6. It is said that the turtle-dove, once separated from her mate, does not contract a new union, but remains in widowhood, in remembrance of her first alliance. [1668] Listen, O women! What veneration for widowhood, even in these creatures devoid of reason, how they prefer it to an unbecoming multiplicity of marriages. The eagle shows the greatest injustice in the education which she gives to her young. When she has hatched two little ones, she throws one on the ground, thrusting it out with blows from her wings, and only acknowledges the remaining one. It is the difficulty of finding food which has made her repulse the offspring she has brought forth. But the osprey, it is said, will not allow it to perish, she carries it away and brings it up with her young ones. [1669] Such are parents who, under the plea of poverty, expose their children; such are again those who, in the distribution of their inheritance, make unequal divisions. Since they have given existence equally to each of their children, it is just that they should equally and without preference furnish them with the means of livelihood. Beware of imitating the cruelty of birds with hooked talons. When they see their young are from henceforth capable of encountering the air in their flight, they throw them out of the nest, striking them and pushing them with their wings, and do not take the least care of them.
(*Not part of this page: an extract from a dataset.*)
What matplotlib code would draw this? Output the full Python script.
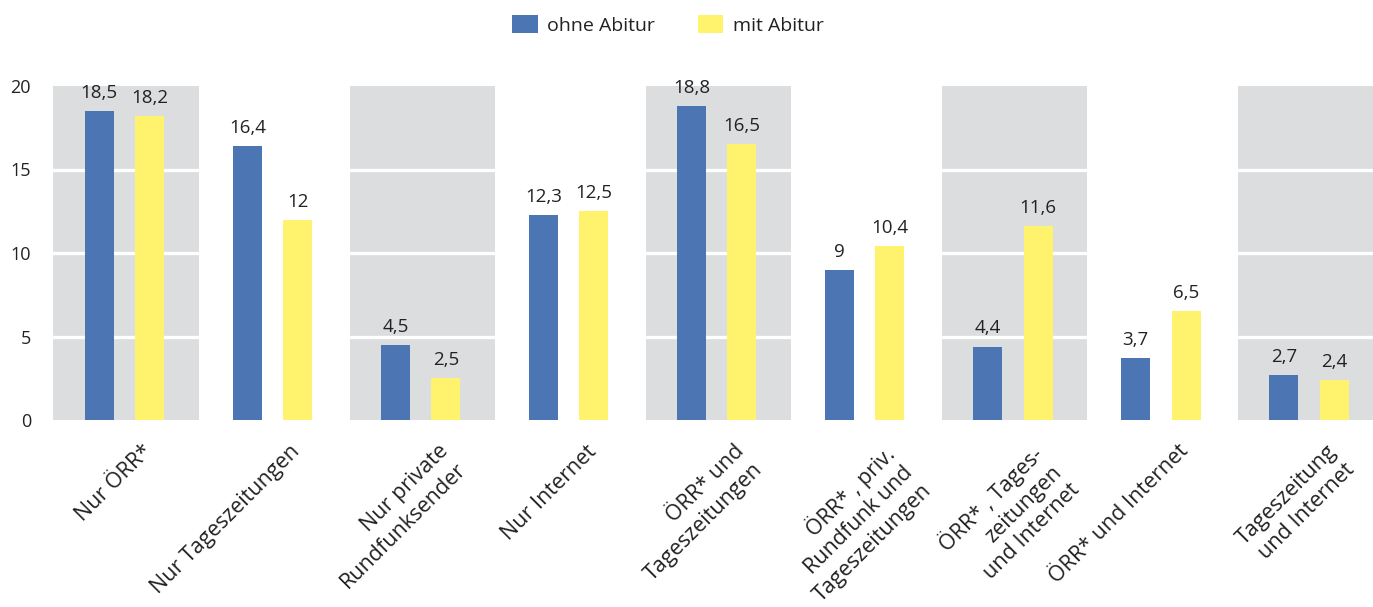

The love of the crow for its young is laudable! When they begin to fly, she follows them, gives them food, and for a very long time provides for their nourishment. Many birds have no need of union with males to conceive. But their eggs are unfruitful, except those of vultures, who more often, it is said, bring forth without coupling: [1670] and this although they have a very long life, which often reaches its hundredth year. Note and retain, I pray you, this point in the history of birds; and if ever you see any one laugh at our mystery, as if it were impossible and contrary to nature that a virgin should become a mother without losing the purity of her virginity, bethink you that He who would save the faithful by the foolishness of preaching, has given us beforehand in nature a thousand reasons for believing in the marvellous. [1671]
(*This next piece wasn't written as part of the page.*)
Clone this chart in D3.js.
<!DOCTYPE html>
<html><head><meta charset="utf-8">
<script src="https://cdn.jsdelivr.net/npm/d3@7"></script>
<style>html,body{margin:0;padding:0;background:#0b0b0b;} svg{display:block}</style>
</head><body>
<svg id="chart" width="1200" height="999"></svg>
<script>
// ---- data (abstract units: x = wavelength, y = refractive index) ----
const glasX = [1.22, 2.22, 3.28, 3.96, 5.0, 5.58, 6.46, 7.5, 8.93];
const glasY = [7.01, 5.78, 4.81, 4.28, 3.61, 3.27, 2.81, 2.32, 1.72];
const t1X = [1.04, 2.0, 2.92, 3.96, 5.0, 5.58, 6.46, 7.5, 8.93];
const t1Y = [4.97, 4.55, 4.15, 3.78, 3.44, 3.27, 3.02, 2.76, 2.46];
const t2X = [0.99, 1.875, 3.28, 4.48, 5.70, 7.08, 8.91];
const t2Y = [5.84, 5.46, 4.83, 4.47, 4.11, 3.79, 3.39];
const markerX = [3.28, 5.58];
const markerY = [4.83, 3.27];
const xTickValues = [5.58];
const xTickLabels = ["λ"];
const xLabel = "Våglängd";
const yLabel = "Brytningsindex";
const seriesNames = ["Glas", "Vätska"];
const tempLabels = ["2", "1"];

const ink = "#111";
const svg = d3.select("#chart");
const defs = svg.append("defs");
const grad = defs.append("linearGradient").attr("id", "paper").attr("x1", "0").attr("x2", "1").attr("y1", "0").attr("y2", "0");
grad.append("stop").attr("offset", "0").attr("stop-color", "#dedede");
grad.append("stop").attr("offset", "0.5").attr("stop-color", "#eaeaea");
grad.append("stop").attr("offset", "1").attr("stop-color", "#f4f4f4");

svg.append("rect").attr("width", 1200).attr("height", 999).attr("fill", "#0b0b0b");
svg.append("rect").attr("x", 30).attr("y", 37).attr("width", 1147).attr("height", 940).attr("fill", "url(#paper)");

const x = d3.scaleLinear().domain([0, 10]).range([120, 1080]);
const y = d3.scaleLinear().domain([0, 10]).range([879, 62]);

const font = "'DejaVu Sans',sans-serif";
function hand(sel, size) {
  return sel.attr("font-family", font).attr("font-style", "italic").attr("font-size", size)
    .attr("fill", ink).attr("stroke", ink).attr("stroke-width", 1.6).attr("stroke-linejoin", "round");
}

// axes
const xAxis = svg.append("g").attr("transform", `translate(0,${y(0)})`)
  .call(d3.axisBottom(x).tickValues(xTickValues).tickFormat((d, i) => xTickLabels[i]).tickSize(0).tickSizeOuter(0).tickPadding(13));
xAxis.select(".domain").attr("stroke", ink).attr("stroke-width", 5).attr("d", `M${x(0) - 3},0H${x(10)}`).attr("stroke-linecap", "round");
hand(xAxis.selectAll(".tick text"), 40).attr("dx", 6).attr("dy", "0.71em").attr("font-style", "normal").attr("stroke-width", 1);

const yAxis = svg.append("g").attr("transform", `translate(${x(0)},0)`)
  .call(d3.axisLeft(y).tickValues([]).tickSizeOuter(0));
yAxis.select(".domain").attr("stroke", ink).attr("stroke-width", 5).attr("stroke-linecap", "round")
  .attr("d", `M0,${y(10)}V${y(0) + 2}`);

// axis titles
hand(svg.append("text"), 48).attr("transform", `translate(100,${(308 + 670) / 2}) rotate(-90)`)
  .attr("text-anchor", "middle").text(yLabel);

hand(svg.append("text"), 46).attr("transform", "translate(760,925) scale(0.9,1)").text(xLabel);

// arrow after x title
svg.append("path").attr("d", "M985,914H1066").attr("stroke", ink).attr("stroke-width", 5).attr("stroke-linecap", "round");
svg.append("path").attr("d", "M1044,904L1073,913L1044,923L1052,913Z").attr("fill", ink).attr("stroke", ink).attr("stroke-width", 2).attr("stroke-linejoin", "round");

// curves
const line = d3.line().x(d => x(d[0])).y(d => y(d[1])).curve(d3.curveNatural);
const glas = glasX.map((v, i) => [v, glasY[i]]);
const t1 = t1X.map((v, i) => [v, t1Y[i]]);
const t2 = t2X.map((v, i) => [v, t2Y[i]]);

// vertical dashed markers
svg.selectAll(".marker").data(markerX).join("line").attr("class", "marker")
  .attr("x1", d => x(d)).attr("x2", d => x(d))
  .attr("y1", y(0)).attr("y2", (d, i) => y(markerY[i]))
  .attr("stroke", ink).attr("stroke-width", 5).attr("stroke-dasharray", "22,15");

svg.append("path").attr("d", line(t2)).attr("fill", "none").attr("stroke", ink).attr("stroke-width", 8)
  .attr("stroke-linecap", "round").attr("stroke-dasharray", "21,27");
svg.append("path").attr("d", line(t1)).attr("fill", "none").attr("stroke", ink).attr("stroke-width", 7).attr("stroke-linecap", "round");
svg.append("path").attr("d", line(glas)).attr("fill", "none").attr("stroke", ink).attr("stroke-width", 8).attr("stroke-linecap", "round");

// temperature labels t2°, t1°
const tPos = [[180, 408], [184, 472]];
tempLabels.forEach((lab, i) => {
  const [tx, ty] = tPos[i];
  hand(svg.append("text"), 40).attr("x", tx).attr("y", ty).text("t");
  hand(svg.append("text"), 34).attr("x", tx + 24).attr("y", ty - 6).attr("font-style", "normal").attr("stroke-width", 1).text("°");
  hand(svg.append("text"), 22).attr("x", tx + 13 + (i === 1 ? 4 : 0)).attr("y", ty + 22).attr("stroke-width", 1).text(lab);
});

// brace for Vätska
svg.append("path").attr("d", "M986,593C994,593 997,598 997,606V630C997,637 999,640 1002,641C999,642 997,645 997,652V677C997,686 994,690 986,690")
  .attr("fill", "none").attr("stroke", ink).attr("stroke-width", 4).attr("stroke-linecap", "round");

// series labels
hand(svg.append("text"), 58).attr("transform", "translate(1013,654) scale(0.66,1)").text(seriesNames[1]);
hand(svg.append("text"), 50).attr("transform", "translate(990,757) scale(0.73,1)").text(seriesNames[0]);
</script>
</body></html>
[1668] Arist., H.A. ix. 7.

[1669] Ar. vi. 6 and ix. 34. "Melanaetos...sola aquilarum foetus suos alit; ceterae...fugant." Plin. x. 3. "Pariunt ova terna: excludunt pullos binos: visi sunt et tres aliquando." id. 4, following Musaeus (apud Plutarch, In Mario, p. 426). hos tria men tiktei, duo d' eklepei, hen d' alegizei. On the osprey, see Arist., H.A. ix. 44 and Pliny loc. "Sed ejectos ab his cognatum genus ossifragi excipiunt, et educant cum suis."

[1670] Arist., Hist. An. vi. 6 and ix. 15. So Pliny x. vii. "Nidos nemo attigit: ideo etiam fuere qui putarent illos ex adverso orbe advolare, nidificant enim in excelsissimis rupibus." cf. also AElian, ii. 46: gupa de arrena ou phasi gignesthai pote alla theleias hapasas.

[1671] This analogy is repeated almost in identical words in Basil's Hom. xxii. De Providentia. cf. also his Com. on Isaiah. St. Ambrose repeats the illustration (Hex. v. 20). The analogy, even if the facts were true, would be false and misleading. But it is curious to note that were any modern divine desirous of here following in Basil's track, he might find the alleged facts in the latest modern science,--e.g. in the so-called Parthenogenesis, or virginal reproduction, among insects, as said to be demonstrated by Siebold. Haeckel (Hist. of Creation, Lankester's ed. ii. p. 198) represents sexual reproduction as quite a recent development of non-sexual reproduction.